* Begin RECORDS FOR THE TASK *

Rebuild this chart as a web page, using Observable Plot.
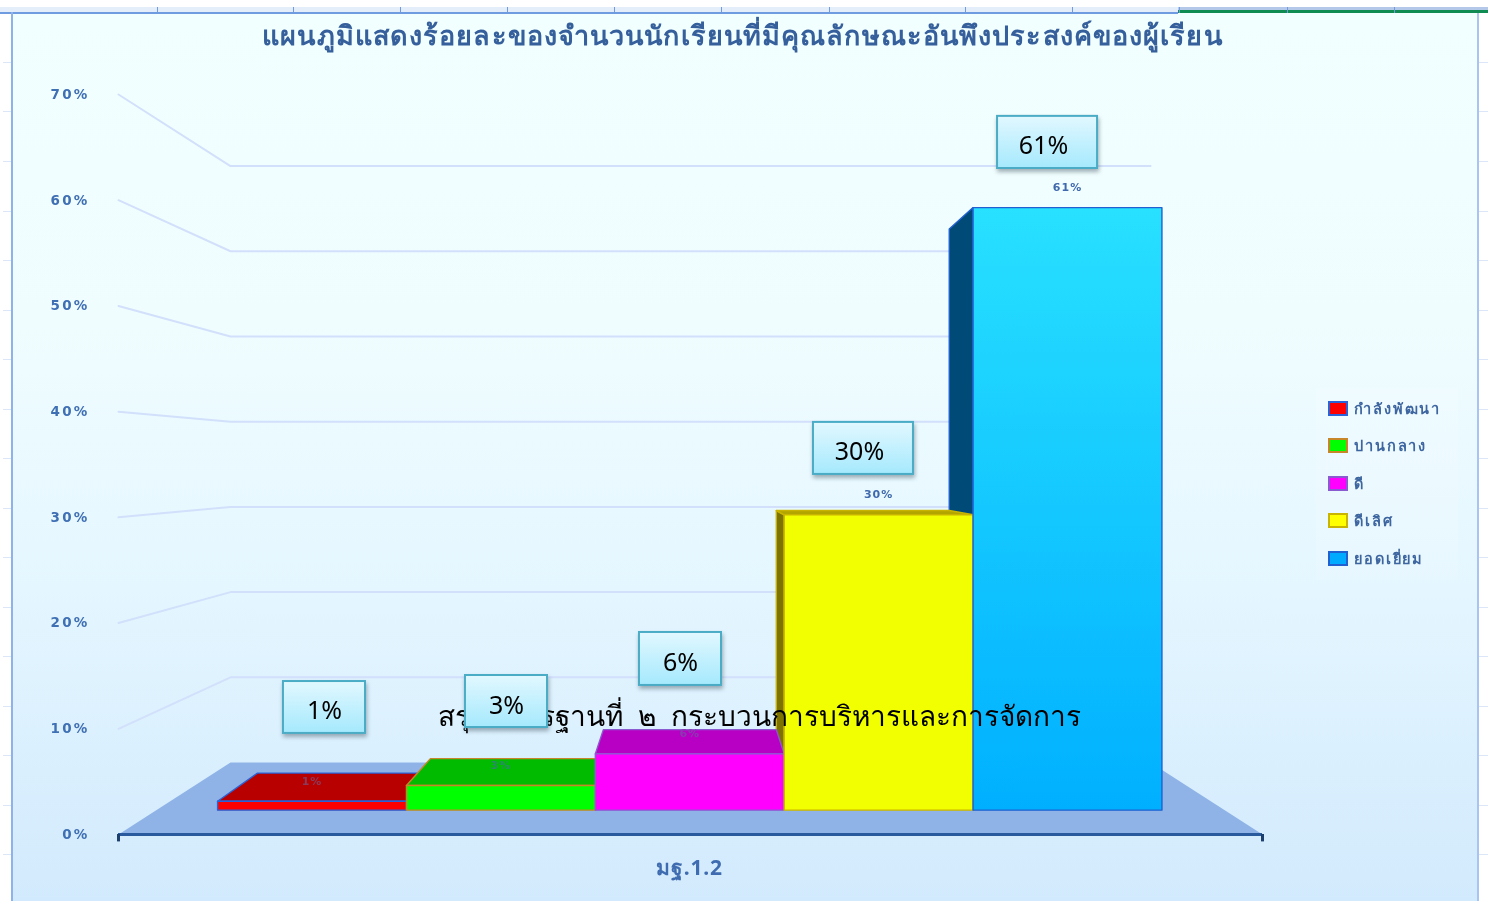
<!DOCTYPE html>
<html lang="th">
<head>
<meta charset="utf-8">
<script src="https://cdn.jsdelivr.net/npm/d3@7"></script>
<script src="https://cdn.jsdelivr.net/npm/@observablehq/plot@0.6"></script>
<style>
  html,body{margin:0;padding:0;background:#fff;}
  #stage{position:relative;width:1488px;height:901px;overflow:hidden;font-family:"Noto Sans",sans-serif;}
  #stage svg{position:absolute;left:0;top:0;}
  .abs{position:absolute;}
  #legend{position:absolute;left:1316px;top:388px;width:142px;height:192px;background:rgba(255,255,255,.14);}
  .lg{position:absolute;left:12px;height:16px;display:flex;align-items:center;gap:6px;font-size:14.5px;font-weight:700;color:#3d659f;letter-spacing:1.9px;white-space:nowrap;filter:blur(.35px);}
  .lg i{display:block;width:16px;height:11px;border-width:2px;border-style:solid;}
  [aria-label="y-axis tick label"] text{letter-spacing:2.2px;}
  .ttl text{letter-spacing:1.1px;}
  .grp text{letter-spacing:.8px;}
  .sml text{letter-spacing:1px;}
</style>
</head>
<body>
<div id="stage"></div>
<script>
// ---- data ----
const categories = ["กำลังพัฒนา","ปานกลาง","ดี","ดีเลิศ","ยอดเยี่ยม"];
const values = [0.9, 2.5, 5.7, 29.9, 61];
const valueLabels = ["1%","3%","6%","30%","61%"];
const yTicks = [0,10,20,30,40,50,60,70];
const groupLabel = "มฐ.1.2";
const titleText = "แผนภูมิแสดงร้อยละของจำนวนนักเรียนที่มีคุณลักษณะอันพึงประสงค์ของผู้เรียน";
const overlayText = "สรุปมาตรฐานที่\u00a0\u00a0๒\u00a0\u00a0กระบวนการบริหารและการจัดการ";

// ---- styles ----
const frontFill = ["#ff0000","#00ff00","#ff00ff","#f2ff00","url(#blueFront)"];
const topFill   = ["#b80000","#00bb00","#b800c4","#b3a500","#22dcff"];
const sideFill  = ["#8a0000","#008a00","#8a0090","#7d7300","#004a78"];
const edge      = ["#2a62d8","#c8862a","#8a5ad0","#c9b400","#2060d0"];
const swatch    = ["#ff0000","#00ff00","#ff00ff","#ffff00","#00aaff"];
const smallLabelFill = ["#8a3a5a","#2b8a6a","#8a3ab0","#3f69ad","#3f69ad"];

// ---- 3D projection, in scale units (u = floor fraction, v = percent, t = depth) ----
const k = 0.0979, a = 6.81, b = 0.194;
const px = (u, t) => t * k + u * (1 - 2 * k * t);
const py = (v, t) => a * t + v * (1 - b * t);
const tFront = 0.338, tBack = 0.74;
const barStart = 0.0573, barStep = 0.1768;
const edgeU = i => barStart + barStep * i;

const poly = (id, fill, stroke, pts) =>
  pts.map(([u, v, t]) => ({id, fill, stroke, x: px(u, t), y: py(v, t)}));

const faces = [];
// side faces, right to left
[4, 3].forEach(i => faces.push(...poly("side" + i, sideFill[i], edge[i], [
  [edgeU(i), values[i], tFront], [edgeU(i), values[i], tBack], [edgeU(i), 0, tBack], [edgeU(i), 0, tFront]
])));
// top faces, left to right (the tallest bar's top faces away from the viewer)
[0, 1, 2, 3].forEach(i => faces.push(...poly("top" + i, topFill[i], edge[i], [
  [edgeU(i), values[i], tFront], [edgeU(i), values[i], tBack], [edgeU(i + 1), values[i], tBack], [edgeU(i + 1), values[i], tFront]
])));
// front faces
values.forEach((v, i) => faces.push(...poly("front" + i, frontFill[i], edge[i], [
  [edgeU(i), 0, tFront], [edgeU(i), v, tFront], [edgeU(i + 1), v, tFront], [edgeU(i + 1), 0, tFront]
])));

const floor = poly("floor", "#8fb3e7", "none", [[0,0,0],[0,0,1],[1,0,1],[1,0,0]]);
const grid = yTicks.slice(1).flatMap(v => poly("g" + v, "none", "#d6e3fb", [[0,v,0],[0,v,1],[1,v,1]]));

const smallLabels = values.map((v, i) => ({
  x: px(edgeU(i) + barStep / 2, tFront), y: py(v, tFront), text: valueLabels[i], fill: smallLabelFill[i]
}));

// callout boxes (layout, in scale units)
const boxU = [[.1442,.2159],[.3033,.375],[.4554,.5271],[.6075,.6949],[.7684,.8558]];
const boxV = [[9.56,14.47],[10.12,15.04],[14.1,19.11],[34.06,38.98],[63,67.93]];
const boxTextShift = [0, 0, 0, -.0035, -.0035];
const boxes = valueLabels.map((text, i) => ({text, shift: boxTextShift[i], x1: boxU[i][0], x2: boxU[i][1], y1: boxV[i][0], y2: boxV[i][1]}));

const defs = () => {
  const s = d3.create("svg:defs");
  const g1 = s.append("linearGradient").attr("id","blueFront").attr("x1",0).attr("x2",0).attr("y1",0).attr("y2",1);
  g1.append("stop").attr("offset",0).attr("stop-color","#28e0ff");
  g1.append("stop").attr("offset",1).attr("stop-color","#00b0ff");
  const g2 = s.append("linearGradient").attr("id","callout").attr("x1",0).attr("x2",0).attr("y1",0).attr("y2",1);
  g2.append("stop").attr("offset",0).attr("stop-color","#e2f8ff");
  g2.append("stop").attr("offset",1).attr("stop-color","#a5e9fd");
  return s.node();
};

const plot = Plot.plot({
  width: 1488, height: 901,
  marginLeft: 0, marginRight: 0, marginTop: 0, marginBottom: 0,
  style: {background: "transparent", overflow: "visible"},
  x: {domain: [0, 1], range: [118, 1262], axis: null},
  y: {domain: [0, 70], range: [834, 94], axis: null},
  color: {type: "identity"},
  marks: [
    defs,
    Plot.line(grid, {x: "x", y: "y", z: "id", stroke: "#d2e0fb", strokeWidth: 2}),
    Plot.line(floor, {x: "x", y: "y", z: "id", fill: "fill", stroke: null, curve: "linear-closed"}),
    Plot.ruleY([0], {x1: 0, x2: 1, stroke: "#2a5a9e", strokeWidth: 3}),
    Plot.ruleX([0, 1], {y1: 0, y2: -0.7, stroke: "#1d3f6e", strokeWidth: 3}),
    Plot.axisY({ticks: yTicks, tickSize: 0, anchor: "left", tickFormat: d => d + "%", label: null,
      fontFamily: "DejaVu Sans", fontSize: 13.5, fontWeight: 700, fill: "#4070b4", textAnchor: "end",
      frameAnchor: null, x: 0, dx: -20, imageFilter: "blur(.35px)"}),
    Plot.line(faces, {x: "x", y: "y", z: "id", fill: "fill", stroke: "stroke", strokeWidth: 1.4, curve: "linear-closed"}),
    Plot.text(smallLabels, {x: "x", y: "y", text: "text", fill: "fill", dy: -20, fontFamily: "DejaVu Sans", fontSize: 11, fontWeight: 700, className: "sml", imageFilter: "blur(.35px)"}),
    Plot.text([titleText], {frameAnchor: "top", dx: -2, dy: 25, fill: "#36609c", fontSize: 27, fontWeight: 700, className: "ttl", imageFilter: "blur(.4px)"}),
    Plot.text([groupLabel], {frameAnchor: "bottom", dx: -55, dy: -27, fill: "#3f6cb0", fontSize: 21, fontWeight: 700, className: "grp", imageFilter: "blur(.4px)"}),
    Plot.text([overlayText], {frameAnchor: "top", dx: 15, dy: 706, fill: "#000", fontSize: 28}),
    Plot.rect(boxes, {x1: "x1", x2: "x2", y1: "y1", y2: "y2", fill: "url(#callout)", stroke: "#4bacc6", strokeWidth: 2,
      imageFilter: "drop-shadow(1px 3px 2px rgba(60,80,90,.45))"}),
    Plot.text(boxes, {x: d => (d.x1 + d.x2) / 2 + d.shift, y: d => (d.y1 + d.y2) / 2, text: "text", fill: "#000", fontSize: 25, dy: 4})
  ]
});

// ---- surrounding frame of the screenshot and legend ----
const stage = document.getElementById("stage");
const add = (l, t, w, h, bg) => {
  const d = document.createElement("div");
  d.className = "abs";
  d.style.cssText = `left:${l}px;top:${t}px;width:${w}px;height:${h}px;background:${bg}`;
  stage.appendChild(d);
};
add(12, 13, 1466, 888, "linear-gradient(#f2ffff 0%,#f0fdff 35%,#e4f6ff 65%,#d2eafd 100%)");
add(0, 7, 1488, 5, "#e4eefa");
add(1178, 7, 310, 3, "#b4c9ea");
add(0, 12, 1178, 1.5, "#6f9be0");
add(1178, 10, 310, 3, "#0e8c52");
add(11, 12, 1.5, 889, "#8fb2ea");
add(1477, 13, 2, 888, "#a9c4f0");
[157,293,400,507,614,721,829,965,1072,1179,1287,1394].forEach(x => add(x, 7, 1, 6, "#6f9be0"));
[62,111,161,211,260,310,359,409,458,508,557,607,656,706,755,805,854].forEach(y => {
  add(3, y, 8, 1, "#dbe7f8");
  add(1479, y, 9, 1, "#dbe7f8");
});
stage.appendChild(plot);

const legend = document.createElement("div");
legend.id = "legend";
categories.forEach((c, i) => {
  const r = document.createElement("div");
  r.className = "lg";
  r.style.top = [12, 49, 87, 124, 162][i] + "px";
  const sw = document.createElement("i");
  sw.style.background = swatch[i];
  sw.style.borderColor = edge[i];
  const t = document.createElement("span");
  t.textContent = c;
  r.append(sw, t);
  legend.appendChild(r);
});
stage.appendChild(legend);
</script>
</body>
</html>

* End RECORDS FOR THE TASK *
* Begin RECORDS FOR THE TASK *

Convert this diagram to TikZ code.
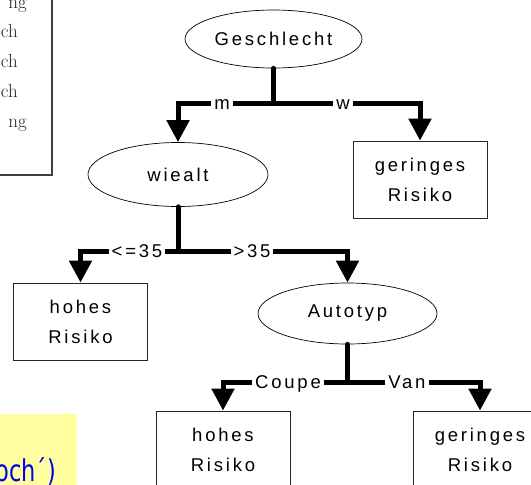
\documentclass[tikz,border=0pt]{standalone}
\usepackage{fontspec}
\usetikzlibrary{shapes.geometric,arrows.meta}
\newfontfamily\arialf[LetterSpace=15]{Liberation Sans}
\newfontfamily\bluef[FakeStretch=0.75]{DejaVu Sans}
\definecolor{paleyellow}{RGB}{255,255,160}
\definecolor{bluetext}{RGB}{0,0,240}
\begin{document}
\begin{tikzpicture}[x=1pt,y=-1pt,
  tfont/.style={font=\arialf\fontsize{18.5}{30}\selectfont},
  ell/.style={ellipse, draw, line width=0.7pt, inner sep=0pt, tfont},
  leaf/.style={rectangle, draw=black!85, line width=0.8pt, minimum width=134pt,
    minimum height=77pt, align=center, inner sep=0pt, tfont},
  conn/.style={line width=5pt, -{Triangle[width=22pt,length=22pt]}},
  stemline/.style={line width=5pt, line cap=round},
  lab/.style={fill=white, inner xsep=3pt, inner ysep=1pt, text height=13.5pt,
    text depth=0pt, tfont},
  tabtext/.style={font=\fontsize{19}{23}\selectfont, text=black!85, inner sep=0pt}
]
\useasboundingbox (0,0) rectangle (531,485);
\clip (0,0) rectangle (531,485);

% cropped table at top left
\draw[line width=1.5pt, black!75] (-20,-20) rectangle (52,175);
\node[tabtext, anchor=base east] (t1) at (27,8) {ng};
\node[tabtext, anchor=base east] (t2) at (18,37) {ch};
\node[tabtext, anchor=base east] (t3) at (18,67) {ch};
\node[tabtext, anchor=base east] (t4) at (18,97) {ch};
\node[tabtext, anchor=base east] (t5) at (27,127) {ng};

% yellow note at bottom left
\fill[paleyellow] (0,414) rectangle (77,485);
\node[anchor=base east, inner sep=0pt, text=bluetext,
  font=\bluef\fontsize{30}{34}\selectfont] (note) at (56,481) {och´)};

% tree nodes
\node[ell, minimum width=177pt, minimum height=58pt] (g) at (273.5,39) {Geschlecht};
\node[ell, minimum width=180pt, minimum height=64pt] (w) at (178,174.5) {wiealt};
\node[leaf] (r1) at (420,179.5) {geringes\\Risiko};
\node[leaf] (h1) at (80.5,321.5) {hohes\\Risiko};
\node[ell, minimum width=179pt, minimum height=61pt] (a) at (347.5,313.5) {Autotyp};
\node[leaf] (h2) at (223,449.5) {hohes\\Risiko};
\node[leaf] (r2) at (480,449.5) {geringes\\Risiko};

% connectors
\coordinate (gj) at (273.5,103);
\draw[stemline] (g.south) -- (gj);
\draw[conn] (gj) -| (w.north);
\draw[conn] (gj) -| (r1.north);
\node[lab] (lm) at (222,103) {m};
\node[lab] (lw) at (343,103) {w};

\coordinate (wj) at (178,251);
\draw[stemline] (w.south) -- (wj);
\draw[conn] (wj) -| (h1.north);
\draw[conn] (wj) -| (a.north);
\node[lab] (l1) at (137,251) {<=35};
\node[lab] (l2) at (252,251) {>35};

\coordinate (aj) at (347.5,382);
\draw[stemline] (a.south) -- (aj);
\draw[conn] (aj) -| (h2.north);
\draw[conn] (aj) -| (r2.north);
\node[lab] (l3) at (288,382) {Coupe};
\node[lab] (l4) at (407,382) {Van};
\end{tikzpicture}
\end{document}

* End RECORDS FOR THE TASK *
* Begin RECORDS FOR THE TASK *

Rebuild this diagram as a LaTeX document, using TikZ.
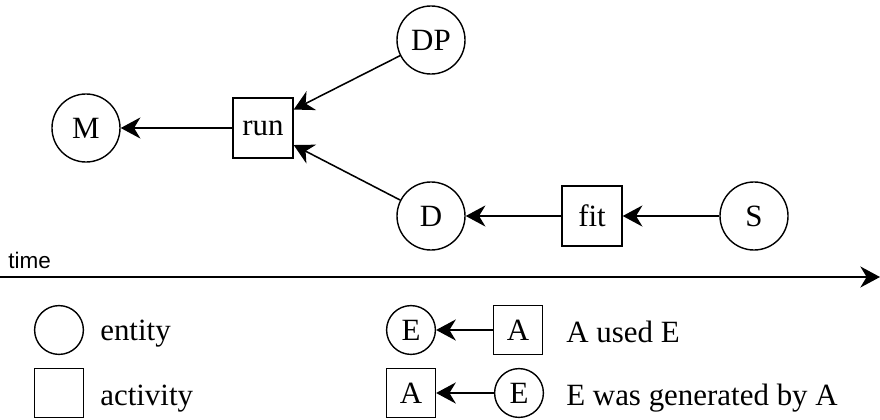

* End RECORDS FOR THE TASK *

PROBLEM TO WORK ON ▸
Whichever lines contain the string "this", select and copy them.

COMPLETE OUTPUT ▸
Rebuild this chart as a web page, using Observable Plot.
Convert this diagram to TikZ code.
Rebuild this diagram as a LaTeX document, using TikZ.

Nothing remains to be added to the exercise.